La rencontre de deux faits historiques explique cette date de septembre 1955. La paix de Genève, après l'armistice de Corée, libère l'URSS de ses soucis en Extrême-Orient en même temps qu'elle introduit une sorte de protectorat américain au Sud-Vietnam, elle pose une de ces bornes que la Russie, aujourd'hui comme au temps des tsars, n'aime pas à franchir de front. Et puis Staline vient de mourir. Staline peu soucieux d'aventures extérieures mais passionné d'unifier et russifier son pays. Ses successeurs seront plus libéraux entre les frontières soviétiques, mais plus entreprenants au dehors, même et surtout quand ils sourient : le vide du Moyen-Orient les attire d'autant plus que leur progression n'y inquiétera pas la Chine comme elle le ferait s'ils se tournaient vers les Indes.

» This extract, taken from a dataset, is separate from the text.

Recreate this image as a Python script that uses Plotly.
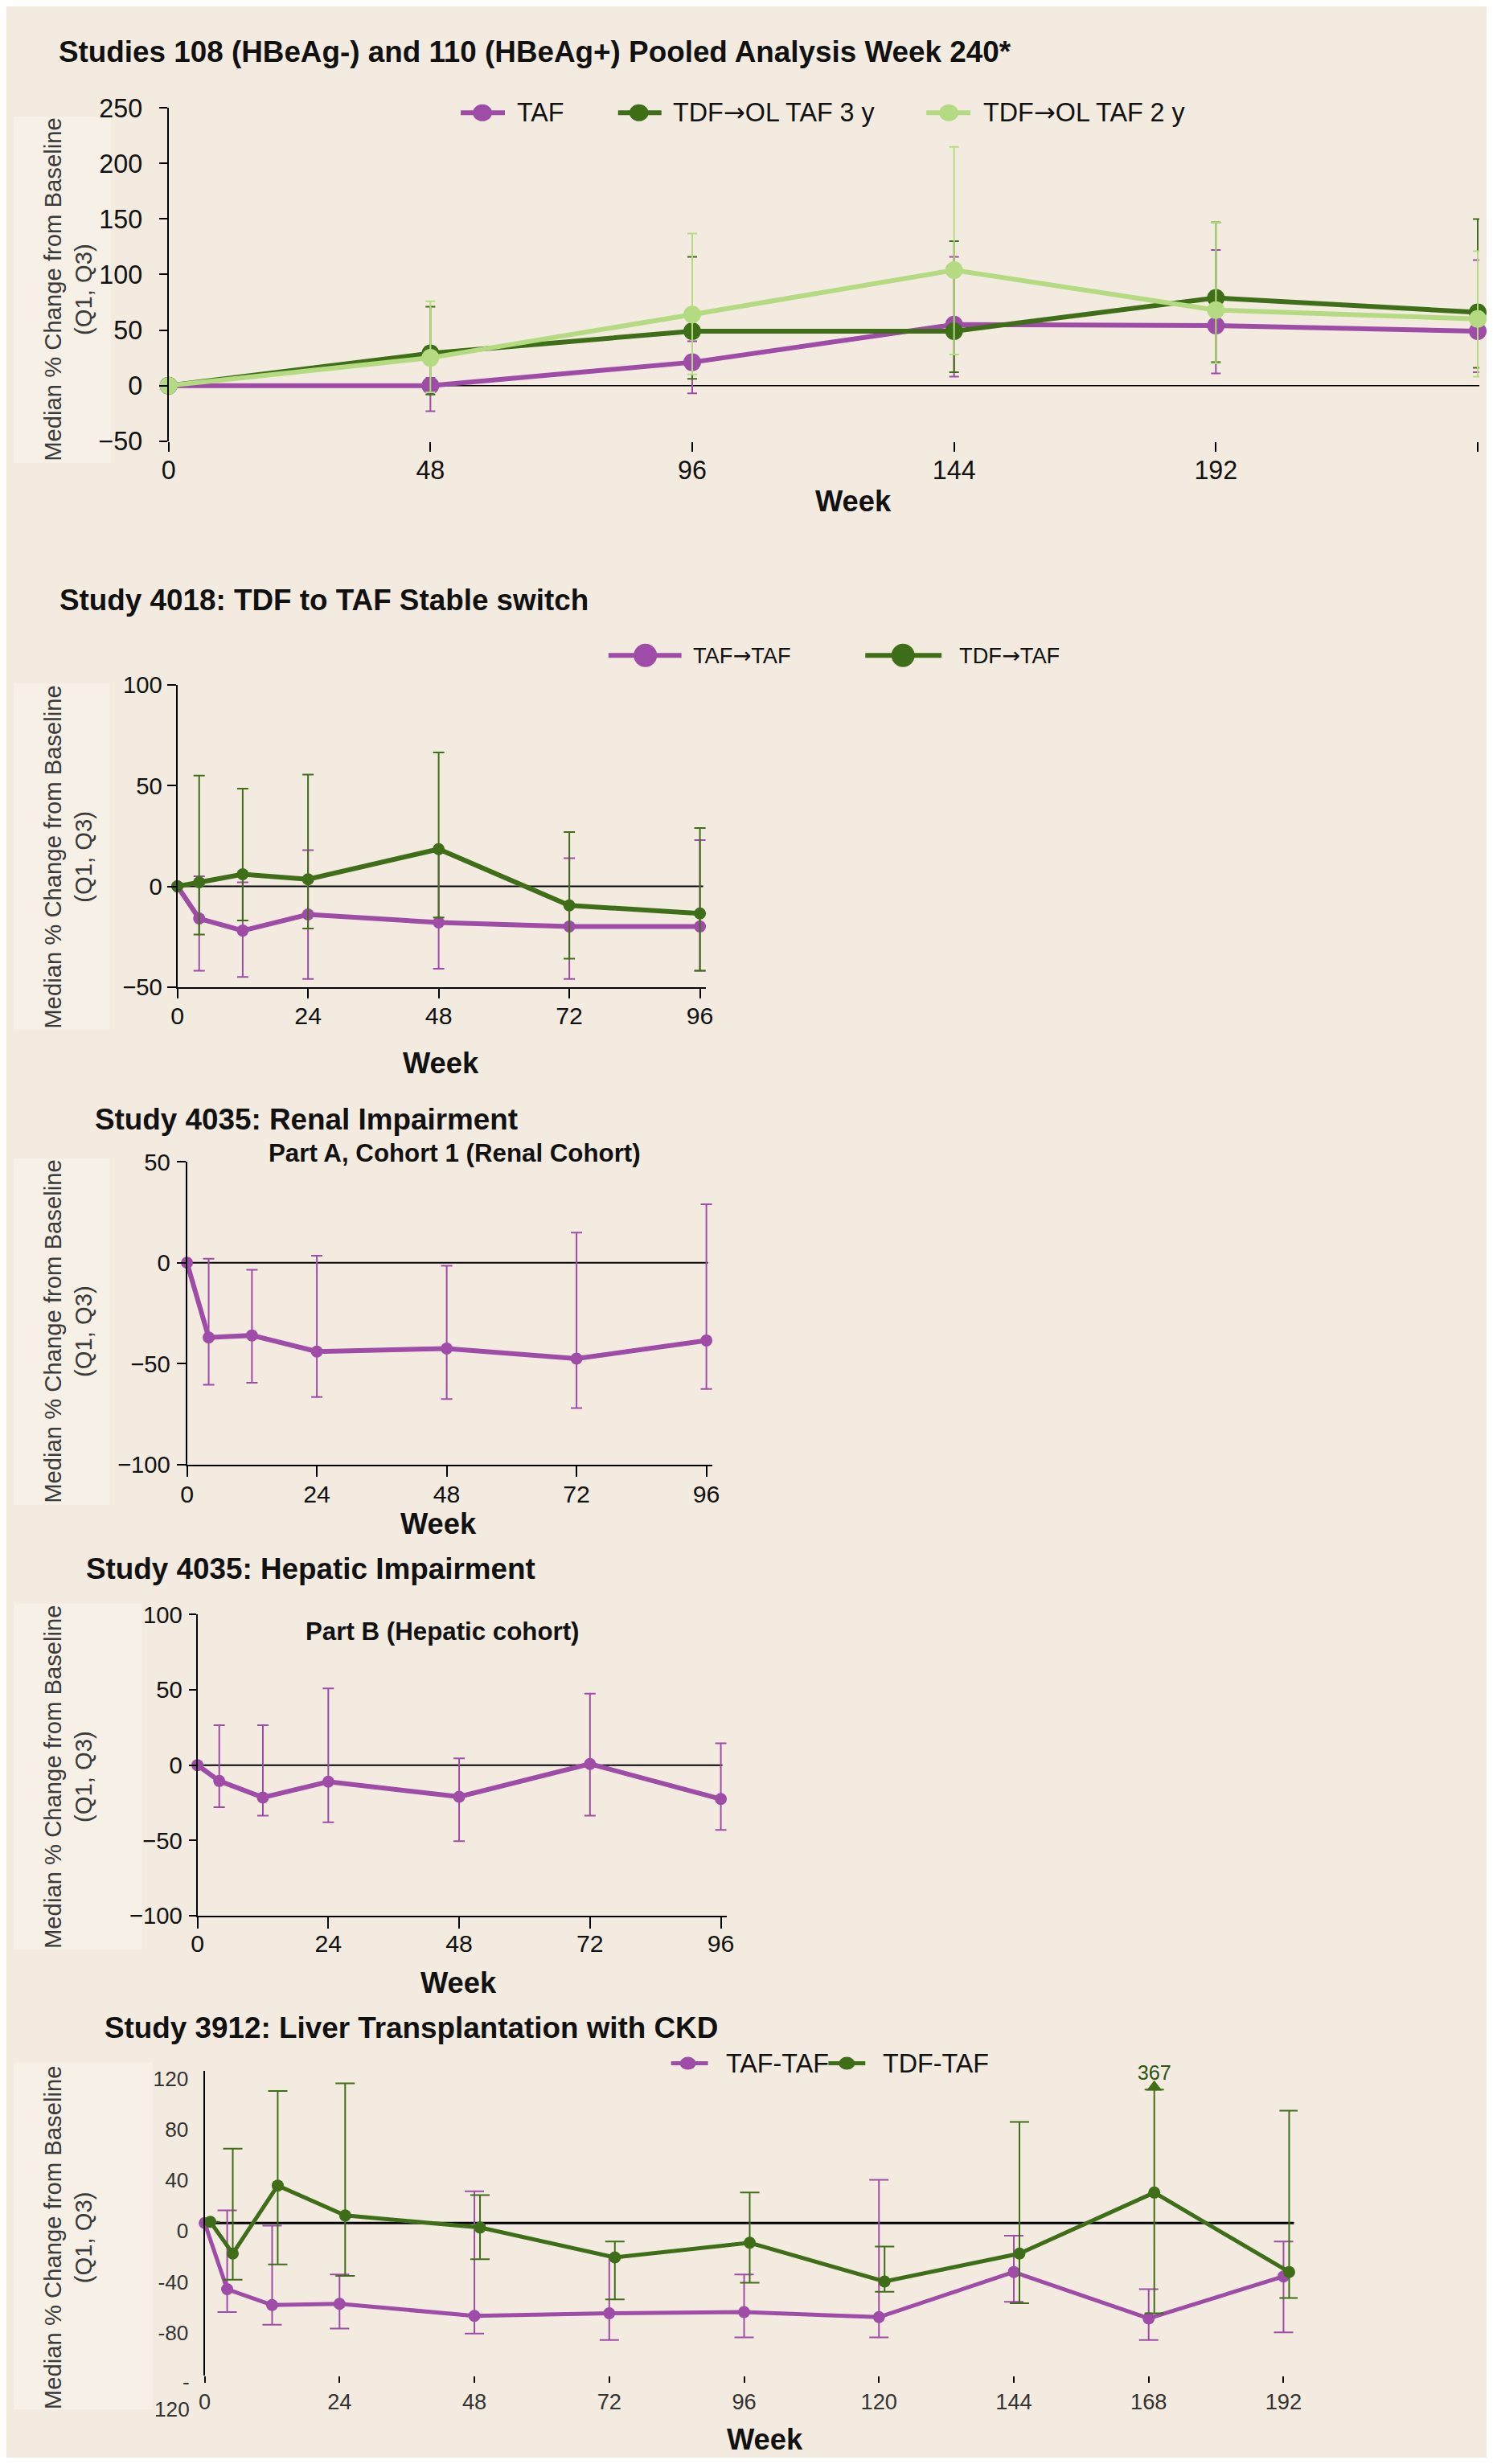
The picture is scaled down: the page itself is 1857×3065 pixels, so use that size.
import plotly.graph_objects as go

# Figure size chosen to fit inside the page's 8 px body margin.
PAGE_W, PAGE_H = 1857, 3065
OFF = 8
W, H = PAGE_W - 2 * OFF, PAGE_H - 2 * OFF
# measured rendering of this page: shown_x = SX * page_x + DX, shown_y = SY * page_y + DY
SX, DX = 0.9918, 8.1
SY, DY = 0.9897, 15.6
FS = 1 / 0.991   # font compensation for that rendering scale

BG = "#F3EBDF"
BOX = "#F6F0E7"
PURPLE = "#9E4CA8"
DKGREEN = "#3E6E17"
LTGREEN = "#B5DB82"
FONT = "Liberation Sans, Arial, sans-serif"
INK = "#111111"
LABEL_GREY = "#3a3a3a"
ARROW = '<span style="font-family:DejaVu Sans">\u2192</span>'

# ---------------- DATA ----------------
# Panel 1: Studies 108/110 pooled, week 240
p1_weeks = [0, 48, 96, 144, 192, 240]
p1_taf_med = [0, 0, 21, 55, 54, 49]
p1_taf_q1 = [0, -23, -7, 8, 11, 12]
p1_taf_q3 = [0, 7, 40, 116, 122, 113]
p1_tdf3_med = [0, 29, 49, 49, 79, 66]
p1_tdf3_q1 = [0, -8, 6, 12, 21, 16]
p1_tdf3_q3 = [0, 71, 116, 130, 147, 150]
p1_tdf2_med = [0, 25, 64, 104, 68, 60]
p1_tdf2_q1 = [0, -6, 10, 28, 20, 8]
p1_tdf2_q3 = [0, 76, 137, 215, 147, 121]
p1_names = ["TAF", "TDF" + ARROW + "OL TAF 3 y", "TDF" + ARROW + "OL TAF 2 y"]
p1_yticks = [-50, 0, 50, 100, 150, 200, 250]
p1_xticks = [0, 48, 96, 144, 192, 240]

# Panel 2: Study 4018
p2_weeks = [0, 4, 12, 24, 48, 72, 96]
p2_taf_med = [0, -16, -22, -14, -18, -20, -20]
p2_taf_q1 = [0, -42, -45, -46, -41, -46, -42]
p2_taf_q3 = [0, 5, 2, 18, 17, 14, 23]
p2_tdf_med = [0, 2, 6, 3.5, 18.5, -9.5, -13.5]
p2_tdf_q1 = [0, -24, -17, -21, -15.5, -36, -42]
p2_tdf_q3 = [0, 55, 48.5, 55.5, 66.5, 27, 29]
p2_names = ["TAF" + ARROW + "TAF", "TDF" + ARROW + "TAF"]
p2_yticks = [-50, 0, 50, 100]
p2_xticks = [0, 24, 48, 72, 96]

# Panel 3: Study 4035 renal
p3_weeks = [0, 4, 12, 24, 48, 72, 96]
p3_med = [0, -37, -36, -44, -42.5, -47.5, -38.5]
p3_q1 = [0, -60.5, -59.5, -66.5, -67.5, -72, -62.5]
p3_q3 = [0, 2, -3.5, 3.5, -1.5, 15, 29]
p3_yticks = [-100, -50, 0, 50]
p3_xticks = [0, 24, 48, 72, 96]

# Panel 4: Study 4035 hepatic
p4_weeks = [0, 4, 12, 24, 48, 72, 96]
p4_med = [0, -10.5, -21.5, -11, -21, 0.8, -22.5]
p4_q1 = [0, -28, -33.5, -38, -50.5, -33.5, -43]
p4_q3 = [0, 26.5, 26.5, 51, 4.5, 47.5, 14.5]
p4_yticks = [-100, -50, 0, 50, 100]
p4_xticks = [0, 24, 48, 72, 96]

# Panel 5: Study 3912
p5_weeks = [0, 4, 12, 24, 48, 72, 96, 120, 144, 168, 192]
p5_taf_med = [0, -52, -64.5, -63.5, -73, -71, -70, -74, -38.5, -75, -42]
p5_taf_q1 = [0, -70, -80, -83, -87, -92, -90, -90, -62, -92, -86]
p5_taf_q3 = [0, 10, -2, -40.5, 25, -25.5, -40.5, 34, -10, -52, -14.5]
p5_tdf_med = [1, -24, 29.5, 6, -3.5, -27, -15.5, -46, -24, 24, -38.5]
p5_tdf_q1 = [1, -44.5, -32.5, -41.5, -28.5, -60, -47, -54, -63, -71, -59]
p5_tdf_q3 = [1, 58.5, 104, 110, 22, -14.5, 24, -18.5, 79.5, 367, 88.5]
p5_names = ["TAF-TAF", "TDF-TAF"]
p5_yticks = [-120, -80, -40, 0, 40, 80, 120]
p5_yticktext = ["", "-80", "-40", "0", "40", "80", "120"]
p5_xticks = [0, 24, 48, 72, 96, 120, 144, 168, 192]
P5_YMAX = 120        # values above the axis top are off-scale
P5_CLIP = 105        # off-scale Q3 bars are drawn up to here with an arrow
P5_TDF_DODGE = 1     # TDF-TAF points drawn slightly to the right


# ---------------- helpers (target pixel -> paper fraction) ----------------
def fx(tx):
    return ((tx - DX) / SX - OFF) / W


def fy(ty):
    return 1 - ((ty - DY) / SY - OFF) / H


def clamp(v):
    return max(0.0, min(1.0, v))


def f(size):
    return size * FS


def errs(med, q1, q3, ymax=None, clip=None):
    plus, minus = [], []
    for m, a, b in zip(med, q1, q3):
        top = clip if (ymax is not None and b > ymax) else b
        plus.append(top - m if top != m else None)
        minus.append(m - a if m != a else None)
    return plus, minus


fig = go.Figure()


def add_series(x, med, q1, q3, color, xa, ya, lw, ms, capw, ethick=2, ymax=None, clip=None, name=None):
    plus, minus = errs(med, q1, q3, ymax, clip)
    fig.add_trace(go.Scatter(
        x=x, y=med, mode="lines+markers", name=name, showlegend=False,
        xaxis=xa, yaxis=ya, cliponaxis=False,
        line=dict(color=color, width=lw),
        marker=dict(color=color, size=ms),
        error_y=dict(type="data", symmetric=False, array=plus, arrayminus=minus,
                     color=color, thickness=ethick, width=capw),
        hoverinfo="skip",
    ))


# Panel 1
add_series(p1_weeks, p1_taf_med, p1_taf_q1, p1_taf_q3, PURPLE, "x", "y", 6, 22, 6, name=p1_names[0])
add_series(p1_weeks, p1_tdf3_med, p1_tdf3_q1, p1_tdf3_q3, DKGREEN, "x", "y", 6, 22, 6, name=p1_names[1])
add_series(p1_weeks, p1_tdf2_med, p1_tdf2_q1, p1_tdf2_q3, LTGREEN, "x", "y", 6, 22, 6, name=p1_names[2])

# Panel 2
add_series(p2_weeks, p2_taf_med, p2_taf_q1, p2_taf_q3, PURPLE, "x2", "y2", 6, 15, 7, name=p2_names[0])
add_series(p2_weeks, p2_tdf_med, p2_tdf_q1, p2_tdf_q3, DKGREEN, "x2", "y2", 6, 15, 7, name=p2_names[1])

# Panel 3
add_series(p3_weeks, p3_med, p3_q1, p3_q3, PURPLE, "x3", "y3", 6, 15, 7, name="TAF")

# Panel 4
add_series(p4_weeks, p4_med, p4_q1, p4_q3, PURPLE, "x4", "y4", 6, 15, 7, name="TAF")

# Panel 5
add_series(p5_weeks, p5_taf_med, p5_taf_q1, p5_taf_q3, PURPLE, "x5", "y5", 5, 15, 12, name=p5_names[0])
p5_tdf_x = [w + P5_TDF_DODGE for w in p5_weeks]
add_series(p5_tdf_x, p5_tdf_med, p5_tdf_q1, p5_tdf_q3, DKGREEN, "x5", "y5", 5, 15, 12,
           ymax=P5_YMAX, clip=P5_CLIP, name=p5_names[1])
off_x = [x for x, q in zip(p5_tdf_x, p5_tdf_q3) if q > P5_YMAX]
off_v = [q for q in p5_tdf_q3 if q > P5_YMAX]
# arrow head at the clipped end of the bar
fig.add_trace(go.Scatter(
    x=off_x, y=[P5_CLIP + 2] * len(off_x), mode="markers",
    marker=dict(symbol="triangle-up", size=17, color=DKGREEN),
    xaxis="x5", yaxis="y5", cliponaxis=False, showlegend=False, hoverinfo="skip",
))
# true value printed above the arrow
fig.add_trace(go.Scatter(
    x=off_x, y=[P5_CLIP + 12] * len(off_x), mode="text",
    text=[str(v) for v in off_v], textposition="middle center",
    textfont=dict(family=FONT, size=f(25), color="#2C5510"),
    xaxis="x5", yaxis="y5", cliponaxis=False, showlegend=False, hoverinfo="skip",
))


# ---------------- axes ----------------
def xax(l, r, rng, ticks, fsize, showline, ticklen, anchor, standoff=0):
    return dict(domain=[clamp(fx(l)), clamp(fx(r))], range=rng, tickvals=ticks, anchor=anchor,
                showgrid=False, zeroline=False, showline=showline, linecolor="black",
                linewidth=2, ticks="outside", ticklen=ticklen, tickwidth=2,
                tickcolor="black", ticklabelstandoff=standoff,
                tickfont=dict(family=FONT, size=f(fsize), color=INK))


def yax(t, b, rng, ticks, fsize, anchor, ticklen=10, standoff=2, **kw):
    d = dict(domain=[fy(b), fy(t)], range=rng, tickvals=ticks, anchor=anchor,
             showgrid=False, zeroline=False, showline=True, linecolor="black",
             linewidth=2, ticks="outside" if ticklen else "", ticklen=ticklen, tickwidth=2,
             tickcolor="black", ticklabelstandoff=standoff,
             tickfont=dict(family=FONT, size=f(fsize), color=INK))
    d.update(kw)
    return d


T_RIGHT = SX * (W + OFF) + DX          # right edge of the figure in target pixels
P1_X240 = T_RIGHT - 2                  # week 240 sits right at the picture's edge
P1_PPW = (P1_X240 - 209) / 240
P1_XEND = (T_RIGHT - 209) / P1_PPW
P2_PPW = (871 - 220) / 96
P3_PPW = (879 - 232) / 96
P4_PPW = (897 - 245) / 96
P5_PPW = (1598 - 254) / 192

layout = dict(
    width=W, height=H, margin=dict(l=0, r=0, t=0, b=0),
    paper_bgcolor=BG, plot_bgcolor=BG, showlegend=False,
    font=dict(family=FONT, color=INK),
    xaxis=xax(209, T_RIGHT, [0, P1_XEND], p1_xticks, 32, False, 12, "y", -4),
    yaxis=yax(132, 547, [-50, 250], p1_yticks, 32, "x", 10, 14),
    xaxis2=xax(220, 220 + 97.1 * P2_PPW, [0, 97.1], p2_xticks, 30, True, 12, "y2", -4),
    yaxis2=yax(851, 1227, [-50, 100], p2_yticks, 29, "x2", 11, 0),
    xaxis3=xax(232, 232 + 97.1 * P3_PPW, [0, 97.1], p3_xticks, 30, True, 13, "y3", -4),
    yaxis3=yax(1445, 1822, [-100, 50], p3_yticks, 29, "x3", 11, 2),
    xaxis4=xax(245, 245 + 97.1 * P4_PPW, [0, 97.1], p4_xticks, 30, True, 14, "y4", -7),
    yaxis4=yax(2009, 2384, [-100, 100], p4_yticks, 29, "x4", 9, 2),
    xaxis5=xax(254, 254 + 194.5 * P5_PPW, [0, 194.5], p5_xticks, 27, False, 8, "y5", 0),
    yaxis5=yax(2577, 2957, [-120, 120], p5_yticks, 26, "x5", 0, 13,
               tickmode="array", ticktext=p5_yticktext, ticklabelshift=10),
)
layout["xaxis5"]["tickfont"]["color"] = "#333333"
layout["yaxis5"]["tickfont"]["color"] = "#333333"
fig.update_layout(**layout)

shapes = []
annotations = []

# background boxes behind y titles
for (x0, y0, x1, y1) in [(0, 143, 137, 574), (0, 849, 136, 1280), (0, 1441, 136, 1872),
                         (0, 1995, 176, 2426), (0, 2567, 189, 2999)]:
    shapes.append(dict(type="rect", xref="paper", yref="paper", x0=clamp(fx(x0)), x1=fx(x1),
                       y0=fy(y1), y1=fy(y0), fillcolor=BOX, line=dict(width=0), layer="below"))

# zero reference lines
for (ya, xl, xr, lw) in [("y", 209, PAGE_W, 1.5), ("y2", 220, 875, 2), ("y3", 232, 881, 2),
                         ("y4", 245, 899, 2), ("y5", 254, 1611, 3)]:
    shapes.append(dict(type="line", xref="paper", yref=ya, x0=fx(xl), x1=clamp(fx(xr)), y0=0, y1=0,
                       line=dict(color="black", width=lw), layer="below"))


# custom legends
def legend_item(cx, cy, x0, x1, mw, mh, lw, color, text, tx, fsize):
    shapes.append(dict(type="line", xref="paper", yref="paper", x0=fx(x0), x1=fx(x1),
                       y0=fy(cy), y1=fy(cy), line=dict(color=color, width=lw)))
    shapes.append(dict(type="circle", xref="paper", yref="paper",
                       x0=fx(cx - mw / 2), x1=fx(cx + mw / 2), y0=fy(cy + mh / 2), y1=fy(cy - mh / 2),
                       fillcolor=color, line=dict(color=color, width=0)))
    annotations.append(dict(xref="paper", yref="paper", x=fx(tx), y=fy(cy), text=text,
                            xanchor="left", yanchor="middle", showarrow=False,
                            font=dict(family=FONT, size=f(fsize), color=INK)))


p1_cols = [PURPLE, DKGREEN, LTGREEN]
for name, col, (lx0, lx1, mx, tx) in zip(p1_names, p1_cols,
                                          [(573, 628, 600, 641), (769, 823, 795, 835),
                                           (1153, 1208, 1181, 1222)]):
    legend_item(mx, 138, lx0, lx1, 24, 21, 6, col, name, tx, 32)

for name, col, (lx0, lx1, mx, tx) in zip(p2_names, [PURPLE, DKGREEN],
                                          [(757, 848, 803, 860), (1077, 1172, 1124, 1192)]):
    legend_item(mx, 814, lx0, lx1, 29, 29, 6, col, name, tx, 27)

for name, col, (lx0, lx1, mx, tx) in zip(p5_names, [PURPLE, DKGREEN],
                                          [(835, 881, 856, 901), (1031, 1077, 1054, 1097)]):
    legend_item(mx, 2568, lx0, lx1, 20, 16, 5, col, name, tx, 32)


def text(x, y, s, size, bold=False, xanchor="left", color=INK, angle=0, align="left"):
    annotations.append(dict(xref="paper", yref="paper", x=fx(x), y=fy(y),
                            text=f"<b>{s}</b>" if bold else s, xanchor=xanchor, yanchor="middle",
                            showarrow=False, textangle=angle, align=align,
                            font=dict(family=FONT, size=f(size), color=color)))


# titles
text(70, 62, "Studies 108 (HBeAg-) and 110 (HBeAg+) Pooled Analysis Week 240*", 36.5, True)
text(71, 745, "Study 4018: TDF to TAF Stable switch", 36.5, True)
text(115, 1392, "Study 4035: Renal Impairment", 36.5, True)
text(565, 1434, "Part A, Cohort 1 (Renal Cohort)", 31, True, "center")
text(104, 1952, "Study 4035: Hepatic Impairment", 36.5, True)
text(550, 2030, "Part B (Hepatic cohort)", 31, True, "center")
text(127, 2524, "Study 3912: Liver Transplantation with CKD", 36.5, True)

# x titles
for (x, y) in [(1062, 622), (548, 1322), (545, 1896), (570, 2468), (952, 3037)]:
    text(x, y, "Week", 36, True, "center")

# y titles
for yc in [358, 1065, 1656, 2211, 2785]:
    text(84, yc, "Median % Change from Baseline<br>(Q1, Q3)", 29, False, "center",
         LABEL_GREY, -90, "center")

# wrapped -120 tick label of panel 5
annotations.append(dict(xref="paper", yref="paper", x=fx(237), y=fy(2982), text="-<br>120",
                        xanchor="right", yanchor="middle", showarrow=False, align="right",
                        font=dict(family=FONT, size=f(26), color="#333333")))

fig.update_layout(shapes=shapes, annotations=annotations)
fig.write_html("out.html")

Cette progression politique se pose aussitôt en termes de civilisation. Entre l'Occident et l'Asie, aux civilisations malgré tout communes, le monde soviétique et le monde musulman s'interposent. Que le monde anti-humain du marxisme rencontre ce conservatisme antéhistorique et nomade, l'Islam, on pressent une rupture non point seulement dans l'équilibre politique de notre univers mais dans son âme...

 


30 Pierre Rondot : Le proche Orient à l'aube de 1957, Les Études, janvier 1957

31 Les principales dates de la progression soviétique au Moyen-Orient méritent d'être indiquées. Les voici pour les quatre mois écoulés de septembre 1955 à janvier 1956 :

EGYPTE :

16 septembre 1955 : accord entre l’Égypte et la Tchécoslovaquie pour fournitures d'armes lourdes en échange de coton.

11 octobre 1955 : propositions soviétiques de financer, à des conditions plus avantageuses que celles de la Banque Internationale, la construction du barrage d'Assouan.

26 octobre 1955 : échange international entre Chine populaire et Égypte.

10 novembre 1955 : conclusions de deux accords commerciaux entre la République démocratique allemande et la République égyptienne.

3 décembre 1955 : la Hongrie emporte une adjudication égyptienne pour l'importation de matériel ferroviaire.

6 décembre 1955 : invitation adressée au Colonel Nasser pour visiter au printemps l'URSS, la Tchécoslovaquie, la Roumanie, la Hongrie, la Bulgarie, la Pologne.

12 janvier 1956 : échange de pétrole russe contre le riz et le coton d’Égypte.

11 février 1956 : l'URSS promet d'accorder son aide scientifique et technique à l’Égypte pour l'industrie atomique.

Mars 1956 : d'après le « Journal de Genève », une nouvelle action combinée des pays du bloc oriental est en cours pour  fournir à l’Égypte et aux pays arabes un volume de matériel de guerre dont le montant atteindrait un milliard de marks (à rembourser par l’Égypte à raison de 250 millions par an, payables en coton).

Toujours d'après la même source, 250 agents soviétiques munis de passeports tchèques mais ne parlant pas cette langue, viennent de débarquer en Égypte ; un certain nombre se rendraient en Syrie et en Lybie (citation rapportée par « Bilans hebdomadaires » du 15 mars).

SYRIE :

23 novembre 1955 : accord commercial entre la Syrie et  l'URSS.

28 novembre 1955 : accord commercial entre la Syrie et la Chine populaire.

13 janvier 1956 : accord commercial entre la Syrie et la Roumanie.

1er mars 1956 : une mission d'experts russes propose de fournir techniciens et capitaux, sans contrepartie pour l'exécution de tous projets de développement.

ARABIE SAOUDITE :

10 février 1956 : le roi Seoud d’Arabie fait connaître à un journaliste du « Daily Express »qu'il n'est pas opposé à l'établissement de relations diplomatiques avec l'URSS ni même à en accepter les armes.

YEMEN :

janvier 1956 : traité de commerce et d'amitié avec le Yémen. Message personnel de M. Boulganine. Le but serait des discuter la fourniture d'armes à ce pays.

SOUDAN :

13 octobre 1955 : établissement de relations diplomatiques et commerciales avec l'URSS et toutes les démocraties populaires.

LYBIE :

10 janvier 1956 : établissement de relations diplomatiques avec l'URSS.

AFGHANISTAN :

15 décembre 1955 : visite de MM. Boulganine et Kroutchev, pendant laquelle d'importants accords commerciaux sont décidés.

27 janvier 1956 : (« Le Jour » - Beyrouth) : l'URSS construit 4 aéroports et agrandit ceux de Kaboul et Kandahar.